At some point during any crisis, we all entertain our worst fears. But where do our fears come from? From our head or from our gut? When we’re looking over the situation at the club right now, are we judging it based on what we feel or what we think?
Before this article is finished we’ll have conducted a little experiment into both.
Let’s start by looking at Celtic’s chances on the head level.
There really isn’t much doubt that we have a squad which is capable of beating any other side in the country if our players are all fit and they are in the mood to attend to business. We know this, but we also know that there are off-form days and we certainly know about injuries.
Yet one of the reasons I’m so scornful of the idea that we didn’t do enough in the transfer market to properly equip the manager is that I know even with all these problems we put a team out on the park that ought to have won at the weekend.
Indeed, but for the woodwork and some dire refereeing we certainly would have done enough to take three points.
I think we’ll win the league.
There are some who will say I’m delusional. You know what? It’s just as well that it’s not actually a dictionary word, that there’s no real definition of what delusional means in there. Because that means I don’t even have to answer the charge.
In my head, I see enough evidence that we’ve got the best chance.
The six-point deficit doesn’t concern me overmuch because I don’t believe our rivals are any great shakes and when we hit a run of form we will chop that lead down and move away from them. They had an exceptional campaign last year, but this season already resembles Gerrard’s first and second. Whatever gave them that extra juice no longer works. They will drop many more points.

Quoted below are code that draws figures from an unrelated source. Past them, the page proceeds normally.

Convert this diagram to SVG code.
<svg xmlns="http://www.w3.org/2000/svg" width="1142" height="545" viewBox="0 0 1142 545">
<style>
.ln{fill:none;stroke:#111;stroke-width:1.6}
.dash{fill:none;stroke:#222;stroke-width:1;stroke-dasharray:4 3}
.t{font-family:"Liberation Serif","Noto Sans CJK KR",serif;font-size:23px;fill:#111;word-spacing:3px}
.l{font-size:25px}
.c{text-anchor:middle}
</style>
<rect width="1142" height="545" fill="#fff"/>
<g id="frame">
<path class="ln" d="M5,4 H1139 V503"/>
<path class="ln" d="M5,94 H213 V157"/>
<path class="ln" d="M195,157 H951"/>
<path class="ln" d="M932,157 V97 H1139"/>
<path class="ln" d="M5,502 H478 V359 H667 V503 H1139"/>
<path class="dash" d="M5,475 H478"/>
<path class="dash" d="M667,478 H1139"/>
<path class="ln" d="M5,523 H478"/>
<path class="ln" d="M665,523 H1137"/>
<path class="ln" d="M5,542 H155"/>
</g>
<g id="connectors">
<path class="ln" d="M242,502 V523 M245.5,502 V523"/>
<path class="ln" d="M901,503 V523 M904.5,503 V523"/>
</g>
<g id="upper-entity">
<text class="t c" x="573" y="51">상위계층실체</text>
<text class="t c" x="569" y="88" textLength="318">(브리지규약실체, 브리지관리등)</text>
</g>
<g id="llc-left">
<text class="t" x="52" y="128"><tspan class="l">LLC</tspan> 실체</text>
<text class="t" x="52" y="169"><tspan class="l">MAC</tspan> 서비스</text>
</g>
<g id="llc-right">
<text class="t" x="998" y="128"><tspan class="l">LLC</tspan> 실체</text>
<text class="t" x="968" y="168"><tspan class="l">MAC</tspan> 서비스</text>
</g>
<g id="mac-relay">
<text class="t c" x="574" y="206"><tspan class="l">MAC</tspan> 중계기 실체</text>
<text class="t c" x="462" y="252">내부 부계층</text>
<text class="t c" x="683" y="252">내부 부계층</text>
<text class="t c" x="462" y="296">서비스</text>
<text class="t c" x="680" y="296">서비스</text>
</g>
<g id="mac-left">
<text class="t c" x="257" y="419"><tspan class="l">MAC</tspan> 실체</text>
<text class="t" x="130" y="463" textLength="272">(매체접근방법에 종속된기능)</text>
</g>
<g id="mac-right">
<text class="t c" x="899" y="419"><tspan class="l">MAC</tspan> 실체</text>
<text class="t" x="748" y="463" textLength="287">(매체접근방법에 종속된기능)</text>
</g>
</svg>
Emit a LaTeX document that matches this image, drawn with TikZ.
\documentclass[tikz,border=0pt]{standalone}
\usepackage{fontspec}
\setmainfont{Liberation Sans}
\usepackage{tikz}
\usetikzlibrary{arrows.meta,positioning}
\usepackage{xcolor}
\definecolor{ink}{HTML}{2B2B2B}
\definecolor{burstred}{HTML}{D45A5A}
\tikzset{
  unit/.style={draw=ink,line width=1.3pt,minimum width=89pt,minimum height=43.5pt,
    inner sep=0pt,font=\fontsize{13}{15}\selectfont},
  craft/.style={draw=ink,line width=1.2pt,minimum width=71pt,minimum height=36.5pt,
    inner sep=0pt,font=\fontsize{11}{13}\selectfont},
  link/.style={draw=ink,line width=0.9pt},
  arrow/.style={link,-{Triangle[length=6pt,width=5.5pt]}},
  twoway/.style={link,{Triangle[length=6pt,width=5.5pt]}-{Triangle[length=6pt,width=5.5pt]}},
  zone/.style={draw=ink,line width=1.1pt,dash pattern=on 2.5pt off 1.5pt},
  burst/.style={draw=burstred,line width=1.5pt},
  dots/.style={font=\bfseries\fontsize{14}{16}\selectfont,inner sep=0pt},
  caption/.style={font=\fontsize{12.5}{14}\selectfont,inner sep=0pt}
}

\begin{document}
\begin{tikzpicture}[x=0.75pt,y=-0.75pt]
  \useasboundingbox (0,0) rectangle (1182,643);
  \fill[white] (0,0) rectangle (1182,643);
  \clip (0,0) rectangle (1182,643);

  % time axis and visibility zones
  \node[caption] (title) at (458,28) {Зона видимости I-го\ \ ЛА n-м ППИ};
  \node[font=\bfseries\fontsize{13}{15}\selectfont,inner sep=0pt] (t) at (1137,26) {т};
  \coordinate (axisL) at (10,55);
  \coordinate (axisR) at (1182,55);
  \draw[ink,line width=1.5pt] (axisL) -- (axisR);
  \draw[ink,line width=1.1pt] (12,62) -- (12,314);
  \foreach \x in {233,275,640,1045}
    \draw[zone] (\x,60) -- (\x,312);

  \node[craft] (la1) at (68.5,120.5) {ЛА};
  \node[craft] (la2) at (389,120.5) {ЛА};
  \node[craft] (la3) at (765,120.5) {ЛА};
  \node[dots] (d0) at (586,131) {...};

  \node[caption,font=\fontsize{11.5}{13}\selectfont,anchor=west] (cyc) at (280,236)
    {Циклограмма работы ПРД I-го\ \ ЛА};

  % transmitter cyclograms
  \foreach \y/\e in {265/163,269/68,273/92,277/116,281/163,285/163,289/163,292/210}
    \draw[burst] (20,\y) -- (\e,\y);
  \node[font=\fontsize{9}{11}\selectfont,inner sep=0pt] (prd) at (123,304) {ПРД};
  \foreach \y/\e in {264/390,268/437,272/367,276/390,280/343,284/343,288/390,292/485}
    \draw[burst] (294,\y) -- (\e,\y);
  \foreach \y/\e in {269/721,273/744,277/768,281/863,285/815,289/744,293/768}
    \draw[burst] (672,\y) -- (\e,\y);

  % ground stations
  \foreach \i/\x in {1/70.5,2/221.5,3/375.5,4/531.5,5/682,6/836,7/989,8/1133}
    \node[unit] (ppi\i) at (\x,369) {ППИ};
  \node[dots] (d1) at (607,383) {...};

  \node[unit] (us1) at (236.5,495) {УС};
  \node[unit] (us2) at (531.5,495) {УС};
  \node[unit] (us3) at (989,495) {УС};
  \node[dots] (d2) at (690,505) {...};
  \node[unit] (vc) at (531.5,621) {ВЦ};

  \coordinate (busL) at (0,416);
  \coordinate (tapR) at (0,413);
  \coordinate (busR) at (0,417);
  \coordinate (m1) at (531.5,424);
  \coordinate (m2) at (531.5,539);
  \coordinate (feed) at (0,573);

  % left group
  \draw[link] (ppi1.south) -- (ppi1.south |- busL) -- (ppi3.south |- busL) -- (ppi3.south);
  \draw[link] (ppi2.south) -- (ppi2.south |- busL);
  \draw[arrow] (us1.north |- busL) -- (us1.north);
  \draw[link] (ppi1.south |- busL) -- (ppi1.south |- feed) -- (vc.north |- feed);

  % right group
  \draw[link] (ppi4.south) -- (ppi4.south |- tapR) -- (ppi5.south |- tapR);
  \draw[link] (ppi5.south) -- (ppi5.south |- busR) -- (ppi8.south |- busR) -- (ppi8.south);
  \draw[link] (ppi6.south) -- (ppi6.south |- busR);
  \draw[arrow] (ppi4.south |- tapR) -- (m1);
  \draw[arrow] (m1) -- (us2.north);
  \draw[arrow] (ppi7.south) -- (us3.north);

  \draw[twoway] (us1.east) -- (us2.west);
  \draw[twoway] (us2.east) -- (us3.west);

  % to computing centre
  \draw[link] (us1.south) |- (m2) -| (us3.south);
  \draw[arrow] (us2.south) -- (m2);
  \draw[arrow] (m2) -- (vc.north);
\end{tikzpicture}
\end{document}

I think we play the more exciting football. I think when this squad is fully fit and the players have had time to gel we’ll be a different proposition. I am comforted by the knowledge that we’ve already seen how good we can be, in flashes, and in matches.
I’ve given our title chances a lot of thought.
And what’s more, I have a strong gut feeling about it too, and when all else fails that’s what a lot of us fall back on.
In my gut, I believe that we will be more than a match for anyone else in Scotland once we click. I just get a sense about it, that we’re on the brink of something momentous and that it won’t take two years to get there, or even another influx of players in January.
It’s just a feeling I have that we’re carrying a lot of psychological baggage right now and that once we drop it it’ll be gone and stay gone. Beat Aberdeen at the weekend, and the apparent away-day hoodoo is broken, the curse is lifted and I think we’ll crack on with confidence.
I get a gut feeling about the situation across the city too; I suspect there are real problems inside the walls, in terms of money, in terms of players testing the limits of their own contracts, I think more than a few would like to be able to leave … they have problems behind the scenes, I reckon, and those will only grow as we get closer to January.
I don’t think it’s a coincidence that the two people who have most scorned the idea of a title being decided by October are from outside of Scotland and are strangers to the bubble. Both Ange himself and Jota are plainly astonished that there are people writing off our challenge this early in the day; they have probably never seen anything like it before.
These guys know it is absurd, and I am glad that they are in the Celtic dressing room reminding other people that it is absurd, because the moment a squad starts to believe this stuff then they are beaten and we all might as well chuck it.
I said a moment ago that before this article was finished we’d have conducted a little experiment in both thinking and feeling; in fact, we already have.
When I said that delusional isn’t a dictionary word and it has no real meaning, be honest; how many of you felt the ground beneath your feet shift, even just a little?
How many of you stopped and said “Really?” or even checked it?
How many of you knew that I was full of it, but felt an urge to verify it anyway?
It is remarkably easy to shake the foundations both of what people know and what people feel deep down, and this was a two-bob experiment that I can’t even claim credit for because I read it somewhere else and it shook me for a second as well.
Because even 99% sure isn’t 100% and in the moment I actually wasn’t 100% sure I was right because the writer stated it with such conviction and surety that I had a brief moment where I questioned it myself.
And that’s an important lesson, because one of the problems of living here is that you are surrounded by a constant swirl of pro-Ibrox propaganda and anti-Celtic negativity, no matter the circumstances the two clubs find themselves in, and at a times it does challenge your own perceptions and your own instincts even when you feel like things are going well.
It is perfectly natural to feel doubts when an entire industry of so-called “experts” is telling you that you should, and that’s all we get day after day after day. They call it background noise because it is there, all the time, constant, never letting up.
Everything is being weaponised to challenge any optimism we might have. Stats showing his record as “worse than Lennon”; talk about the worst start to a league campaign in decades; stuff on the away record, much of which isn’t even Ange’s fault …
But stop for a minute and ask yourself; is this the worst Celtic team in decades?
Are they as bad and as lifeless as they were under Lennon?
Do you really believe that Ange should be held accountable for the away record, when he’s been here only a few months?
Are there mitigating factors, like the injury crisis?
How many genuinely bad performances have we seen?
Doubts are natural.
During a crisis we all entertain our worst fears … but is this even a crisis? Can it properly be called one? Or are we in a difficult spell with some light at the end of the tunnel? There is plenty of evidence pointing to that conclusion.